You can point to any moment on Western Cum and make note of a reference point. There are flashes of the Rolling Stones here, a flicker of Edgar Winter Group there—but the constant for me is how Hanson evokes a Wall of Sound approach with his guitars that Post Animal similarly did five years ago on When I Think of You in a Castle. There’s also a lot—and I mean a lot—of Thin Lizzy reliquaries sprinkled throughout this thing—and I love every single winking instance. Phil Lynott would eat this shit up, I’m sure of it. The electric guitars on “Housefly” could find a good home someplace on the soundtrack of an early-2000s, raunchy buddy flick. Though it holds true to some semblance of an aching 1970s glam architecture, one of the best parts of Western Cum is how often its songs flirt with butt-rock tendencies—and the whole album fearlessly revels in whatever unorthodox or guiltily pleasurable route it needs to take.

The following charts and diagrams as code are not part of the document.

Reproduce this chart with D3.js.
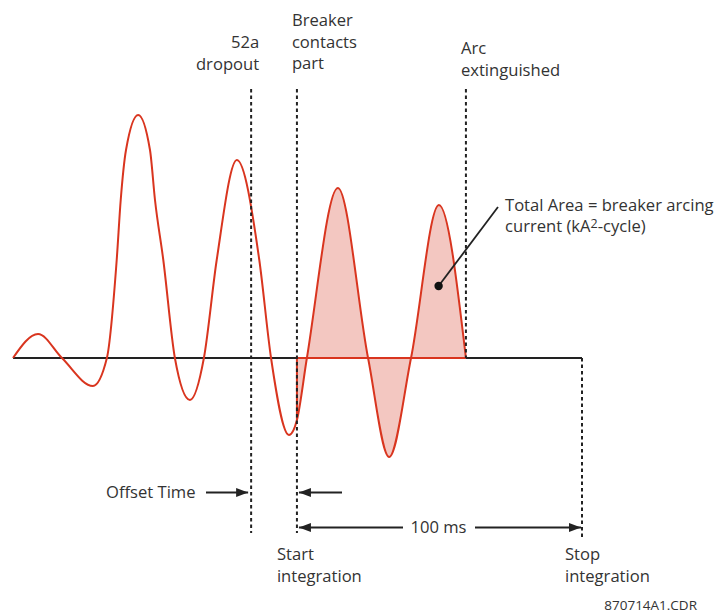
<!DOCTYPE html>
<html>
<head>
<meta charset="utf-8">
<script src="https://cdn.jsdelivr.net/npm/d3@7"></script>
<style>
  html, body { margin: 0; padding: 0; background: #fff; }
  svg { display: block; }
  text { font-family: "Open Sans", "Noto Sans", sans-serif; fill: #333; }
</style>
</head>
<body>
<svg id="chart" width="720" height="615"></svg>
<script>
// ---- data (time in ms, current in kA) ----
const waveTime = [0, 8.8, 17.2, 28.1, 33.0, 36.45, 37.86, 39.72, 44.0, 48.15, 49.91, 52.83, 56.9, 62.2, 67.1, 71.6, 78.7, 86.57, 90.7, 97.0, 99.8, 103.3, 114.2, 124.8, 132.2, 139.9, 149.7, 159.2];
const waveCurrent = [0, 2.4, 0, -2.8, 0, 9.8, 15.8, 20.8, 24.3, 20.8, 15.8, 9.8, 0, -4.2, 0, 9.8, 19.8, 9.8, 0, -7.7, -6.2, 0, 17.0, 0, -9.9, 0, 15.3, 0];

const baselineEnd = 200;
const dropoutTime = 83.7;
const contactsTime = 99.8;   // start integration
const arcEndTime = 159.2;    // arc extinguished
const stopTime = 200;        // stop integration
const windowLabel = "100 ms";

const dropoutLabel = ["52a", "dropout"];
const contactsLabel = ["Breaker", "contacts", "part"];
const arcLabel = ["Arc", "extinguished"];
const startLabel = ["Start", "integration"];
const stopLabel = ["Stop", "integration"];
const offsetLabel = "Offset Time";
const areaLabel1 = "Total Area = breaker arcing";
const areaLabel2 = ["current (kA", "2", "-cycle)"];
const areaPoint = [149.6, 7.2];
const drawingId = "870714A1.CDR";

// ---- drawing ----
const svg = d3.select("#chart");
const x = d3.scaleLinear().domain([0, 200]).range([13, 582]);
const y = d3.scaleLinear().domain([-10, 25]).range([458, 108]);

const RED = "#d9351f", FILL = "#f3c7c1", INK = "#222";
const FS = 16.6;
const pts = waveTime.map((t, i) => [t, waveCurrent[i]]);
const curve = d3.curveMonotoneX;

const defs = svg.append("defs");
defs.append("clipPath").attr("id", "integ")
  .append("rect")
  .attr("x", x(contactsTime)).attr("y", 0)
  .attr("width", x(arcEndTime) - x(contactsTime)).attr("height", 615);

// filled area
const area = d3.area().x(d => x(d[0])).y0(y(0)).y1(d => y(d[1])).curve(curve);
svg.append("path").datum(pts).attr("d", area)
  .attr("fill", FILL).attr("clip-path", "url(#integ)");

// baseline
svg.append("line").attr("x1", x(0)).attr("x2", x(baselineEnd))
  .attr("y1", y(0)).attr("y2", y(0)).attr("stroke", INK).attr("stroke-width", 2);

// red outline of the integration area
const startVal = waveCurrent[waveTime.indexOf(contactsTime)];
svg.append("path")
  .attr("d", `M${x(arcEndTime)},${y(0)}H${x(contactsTime)}V${y(startVal)}`)
  .attr("fill", "none").attr("stroke", RED).attr("stroke-width", 2);

// waveform
const line = d3.line().x(d => x(d[0])).y(d => y(d[1])).curve(curve);
svg.append("path").datum(pts).attr("d", line)
  .attr("fill", "none").attr("stroke", RED).attr("stroke-width", 2)
  .attr("stroke-linejoin", "round");

// dotted markers
function vdot(t, y1, y2) {
  svg.append("line").attr("x1", x(t)).attr("x2", x(t)).attr("y1", y1).attr("y2", y2)
    .attr("stroke", INK).attr("stroke-width", 2).attr("stroke-dasharray", "3.5,3");
}
vdot(dropoutTime, 89, 533);
vdot(contactsTime, 89, 533);
vdot(arcEndTime, 89, y(0));
vdot(stopTime, y(0), 540);

// text helper
function lines(arr, xx, y0, anchor, dy = 21.5) {
  arr.forEach((s, i) => {
    svg.append("text").attr("x", xx).attr("y", y0 + i * dy)
      .attr("text-anchor", anchor).attr("font-size", FS).text(s);
  });
}
lines(dropoutLabel, x(dropoutTime) + 8, 48, "end");
lines(contactsLabel, x(contactsTime) - 5, 26, "start");
lines(arcLabel, x(arcEndTime) - 5, 54, "start");
lines(startLabel, x(contactsTime) - 20, 560, "start");
lines(stopLabel, x(stopTime) - 17, 560, "start");

// area annotation
svg.append("line").attr("x1", x(areaPoint[0])).attr("y1", y(areaPoint[1]))
  .attr("x2", 498).attr("y2", 207).attr("stroke", INK).attr("stroke-width", 1.8);
svg.append("circle").attr("cx", x(areaPoint[0])).attr("cy", y(areaPoint[1])).attr("r", 4.2).attr("fill", "#111");
svg.append("text").attr("x", 505).attr("y", 211).attr("font-size", FS).text(areaLabel1);
const t2 = svg.append("text").attr("x", 505).attr("y", 232).attr("font-size", FS);
t2.append("tspan").text(areaLabel2[0]);
t2.append("tspan").attr("dy", -4).attr("font-size", 12.5).text(areaLabel2[1]);
t2.append("tspan").attr("dy", 4).text(areaLabel2[2]);

// arrows
function arrow(x1, x2, yy) {
  svg.append("line").attr("x1", x1).attr("x2", x2).attr("y1", yy).attr("y2", yy)
    .attr("stroke", INK).attr("stroke-width", 2);
  const dir = Math.sign(x2 - x1);
  svg.append("path")
    .attr("d", `M${x2},${yy}L${x2 - dir * 12},${yy - 4.5}L${x2 - dir * 12},${yy + 4.5}Z`)
    .attr("fill", INK);
}
const offY = 492.5, winY = 527.5;
arrow(206, x(dropoutTime) - 3, offY);
arrow(342, x(contactsTime) + 2, offY);
svg.append("text").attr("x", 106).attr("y", 498).attr("font-size", FS).text(offsetLabel);

const winMid = (x(contactsTime) + x(stopTime)) / 2 - 1;
arrow(403, x(contactsTime) + 2, winY);
arrow(475, x(stopTime) - 1, winY);
svg.append("text").attr("x", winMid).attr("y", 533).attr("font-size", FS)
  .attr("text-anchor", "middle").text(windowLabel);

svg.append("text").attr("x", 697).attr("y", 610).attr("font-size", 13.5)
  .attr("text-anchor", "end").text(drawingId);
</script>
</body>
</html>
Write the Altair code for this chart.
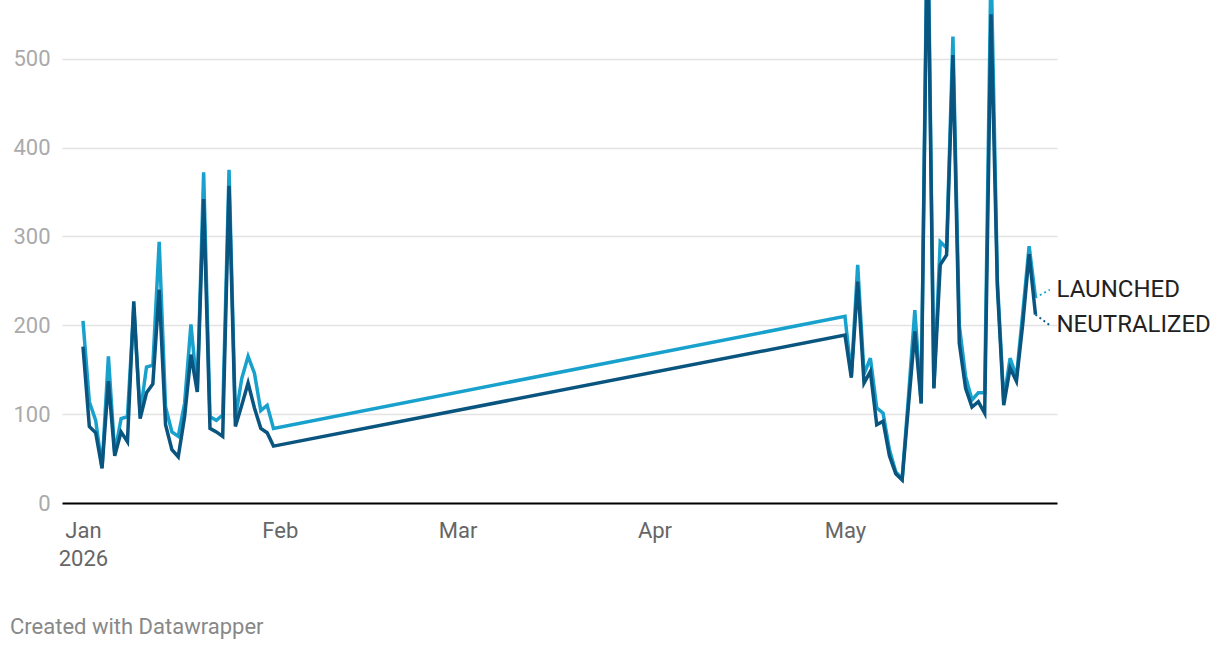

With a bluesy, unsaturated voice sanded down into an airy breeze that perfectly compliments the delicious solos and uptempo progressions, Hanson’s bread and butter here is his gonzo, off-the-beaten-path storytelling. A song like “Horsebait Sabotage” doesn’t make a lick of sense, but good heavens is it fun as all get out. “I got a job unloading blocks of ice melting in my van / Watching them slide out in the street like butter skating in the pan,” Hanson sings. It’s one of the more crystallized narrative moments across the eight-song tracklist. A personal favorite lyric of mine comes on “Driving Through Heaven,” when he details a striking pastoral: “Thunder and lightning / Fire so hot it burns a hole in your head / Possums sleeping on the ground / In teardrop shapes / Marble arches fall into an azure lake / The black curtains of a ghost ship coming in.”